Eggendorfer Greisslerei, Trafik und Poststelle schließt mit Ende Juni
Schluss für Böse nach 132 Jahren
Man kann es sich noch gar nicht vorstellen, eigentlich ist es schier unvorstellbar.
BEZIRK WIENER NEUSTADT. Eggendorf ohne Kaufhaus Böse - das gab es 132 Jahre nicht. Und doch ist es bald bittere Wahrheit: Die Greißlerei samt "Postamt" (Böse ist seit zehn Jahren Postpartner) und Trafik schließt mit 30. Juni. "High Noon" - zu Mittag wird der traditionelle Laden für immer seine Pforten schließen. Da werden Rudolf (er feierte letzten Sonntag seinen 65. Geburtstag) und Monika Böse schweren Herzens aber dennoch mit einer gewissen Erleichterung das Licht abdrehen und die Eingangstüre verschließen. Zurück bleiben die Erinnerungen an wunderschöne, dramatische, sehr erfolgreiche und weniger erfolgreiche Jahre.

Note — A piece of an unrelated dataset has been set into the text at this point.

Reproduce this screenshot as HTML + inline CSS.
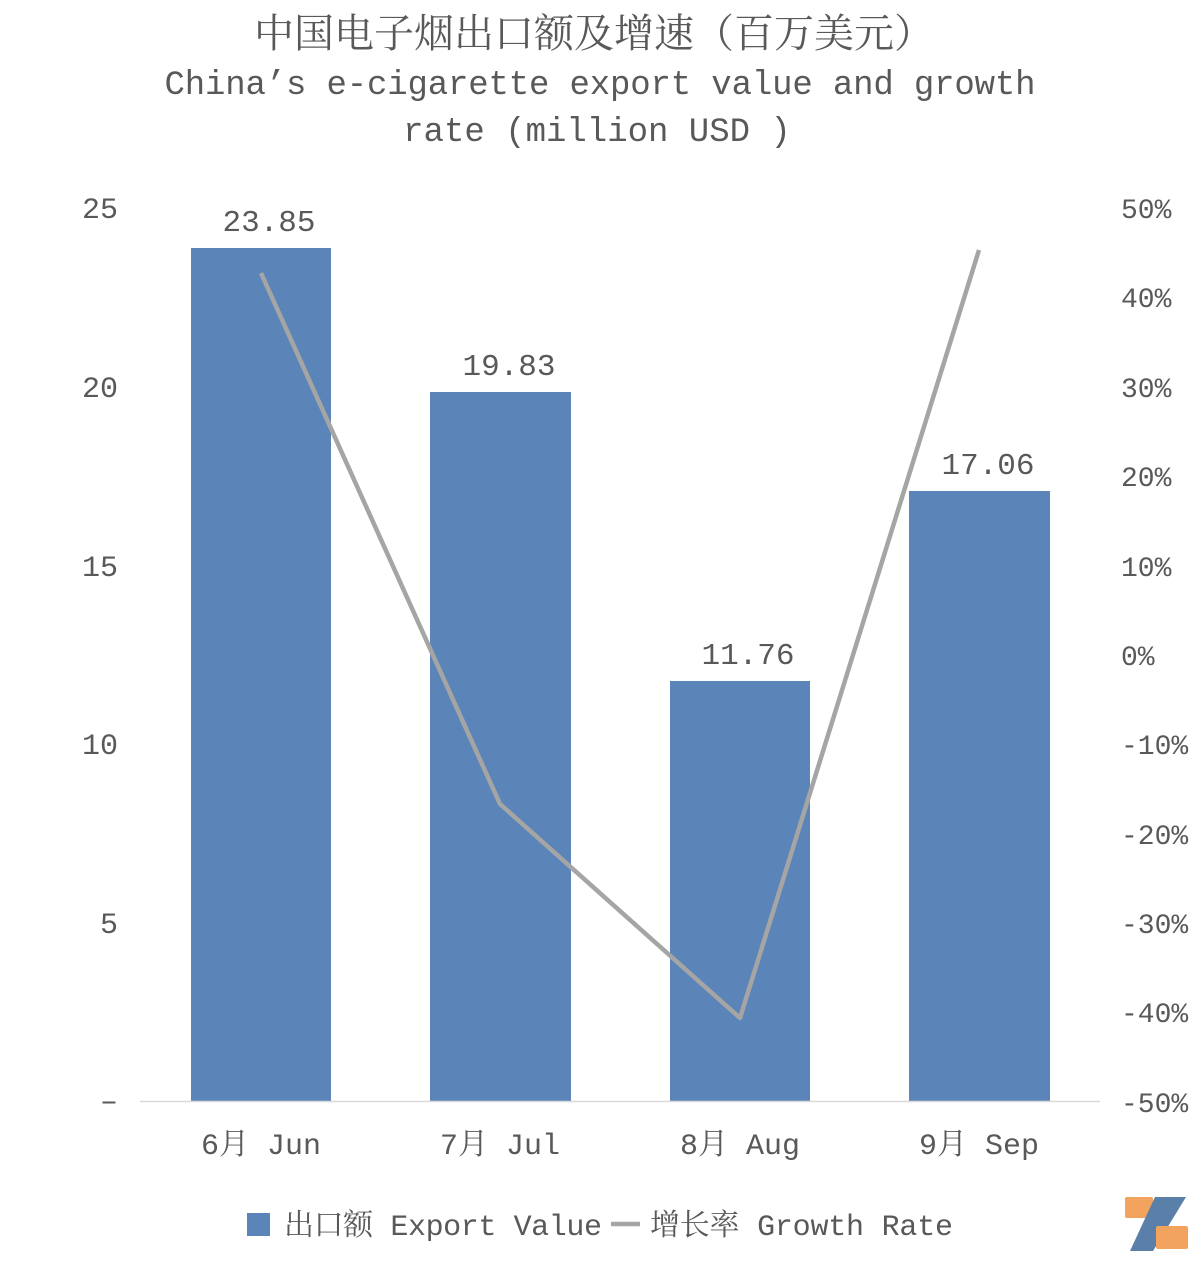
<!DOCTYPE html>
<html><head><meta charset="utf-8"><style>
body{margin:0;background:#fff;}
svg{display:block;}
text{font-family:"Liberation Mono","Noto Serif CJK SC",monospace;fill:#595959;}
</style></head><body>
<svg width="1200" height="1263" viewBox="0 0 1200 1263">
<text x="594" y="47" font-size="40" text-anchor="middle">中国电子烟出口额及增速（百万美元）</text>
<text x="600" y="94" font-size="34" text-anchor="middle" textLength="871">China’s e-cigarette export value and growth</text>
<text x="597" y="141" font-size="34" text-anchor="middle">rate (million USD )</text>
<g font-size="30" text-anchor="end">
<text x="118" y="218">25</text><text x="118" y="397">20</text><text x="118" y="576">15</text>
<text x="118" y="754">10</text><text x="118" y="933">5</text><text x="118" y="1110">–</text>
</g>
<g font-size="28" text-anchor="start">
<text x="1121" y="218">50%</text><text x="1121" y="307">40%</text><text x="1121" y="397">30%</text>
<text x="1121" y="486">20%</text><text x="1121" y="576">10%</text><text x="1121" y="665">0%</text>
<text x="1121" y="754">-10%</text><text x="1121" y="844">-20%</text><text x="1121" y="933">-30%</text>
<text x="1121" y="1022">-40%</text><text x="1121" y="1112">-50%</text>
</g>
<g fill="#5b84b8">
<rect x="191" y="248" width="140" height="853"/>
<rect x="430" y="392" width="141" height="709"/>
<rect x="670" y="681" width="140" height="420"/>
<rect x="909" y="491" width="141" height="610"/>
</g>
<line x1="140" y1="1101.5" x2="1100" y2="1101.5" stroke="#d9d9d9" stroke-width="1.5"/>
<polyline points="261,273 500,804 740,1018 979,250" fill="none" stroke="#a5a5a5" stroke-width="4.5" stroke-linejoin="round"/>
<g font-size="31" text-anchor="middle">
<text x="269" y="231">23.85</text><text x="509" y="375">19.83</text>
<text x="748" y="664">11.76</text><text x="988" y="474">17.06</text>
</g>
<g font-size="30" text-anchor="middle">
<text x="261" y="1154">6月 Jun</text><text x="500" y="1154">7月 Jul</text>
<text x="740" y="1154">8月 Aug</text><text x="979" y="1154">9月 Sep</text>
</g>
<rect x="247" y="1213" width="23" height="23" fill="#5b84b8"/>
<text x="284" y="1235" font-size="30" textLength="318">出口额 Export Value</text>
<line x1="611" y1="1224" x2="640" y2="1224" stroke="#a5a5a5" stroke-width="4.5"/>
<text x="650" y="1235" font-size="30" textLength="303">增长率 Growth Rate</text>
<rect x="1125" y="1197" width="28" height="21" fill="#f2a35e" rx="2"/>
<polygon points="1155,1197 1186,1197 1153,1251 1130,1251" fill="#5a7fa8"/>
<rect x="1156" y="1226" width="32" height="23" fill="#f2a35e" rx="2"/>
</svg>
</body></html>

Mit den Bezirksblättern teilte das Ehepaar Böse noch einmal einige dieser schönen Momente, blätterte im Fotoarchiv und begründete auch seinen Abschied für immer.
Gegründet wurde die "Spezerei" oder das "Kolonialwaren-Kaufhaus" von den Ur-Großeltern 1888. Die Geschäfte stützten sich vor allem auf die Fabriken ringsum, besonders auf die Spinnerei im Ort. Alle Arbeiter, darunter sehr viele Gastarbeiter, kauften bei Böse ein. Böse führte Koks aus. Das Geschäft war DER Nahversorger. Was sich natürlich mit dem Schließen der Fabriken und späterem Aufkommen der Supermärkte änderte. Dennoch: Der Betrieb warf noch immer genug Profit zum Leben ab, Rudolf Böse, "Tormann-Legende" im Bezirk, übernahm 1989 mit seiner Gattin, im Mai 2010 wurden sie Postpartner. Bis vor Corona belieferten sie auch ihre älteren Kunden, brachten den Einkauf zu ihnen nach Hause.
Gemeinde unterstützte nicht
"Ohne Post und Trafik ginge es aber schon lange nicht mehr", erzählt Rudolf Böse, gemeinsam mit Monika kann er sich einen ordentlichen Seitenhieb auf die Gemeinde unter Bürgermeister Thomas Pollak nicht verkneifen. "Es gab keinerlei Unterstützung von der Gemeinde, die Geschenkspakete für Neugeborene im Ort, für Jubiläen und andere besondere Anlässe wurden im Gegensatz zu früher nicht bei uns gekauft", erinnern sie sich, "da wurde körbeweise beim BILLA eingekauft".
Zurück zu den Fotos, zurück zu den Erinnerungen: Das große Hochwasser in den 1970-er-Jahren, die schönen Momente, als Rudis Vater mit der Orgel im Geschäft für Stimmung sorgte, die Lieferfahrten mit dem Motorrad. "Das Zwischenmenschliche wird uns abgehen", denkt Monika an das baldige Ende und ihr Rudi hat in den vergangenen Tagen schon ein paar Tränen zerdrückt. Was bleibt? Einige fast 100 Jahre alte Möbelstücke, ein paar in der heutigen Zeit recht "exotisch" wirkende Ladenhüter (etwa Bekleidungsstücke von Huber und Triumph) und diese Bilder.
Langeweile wird beim Ehepaar Böse nicht aufkommen. Rudis Leidenschaft ist das Meer (seine Segelrunde trifft sich seit Jahrzehnten), Monika zieht es öfters in die Berge, sie werden sich einigen: "Seit rund 15 Jahren hatten wir wegen des Geschäftes keinen gemeinsamen Urlaub, das werden wir jetzt nachholen." Und dann sind ja auch noch die beiden Enkerln. Die sich einmal über die alten Fotos wundern werden - "Eine Greißlerei? Was bitte war eine Greisslerei?"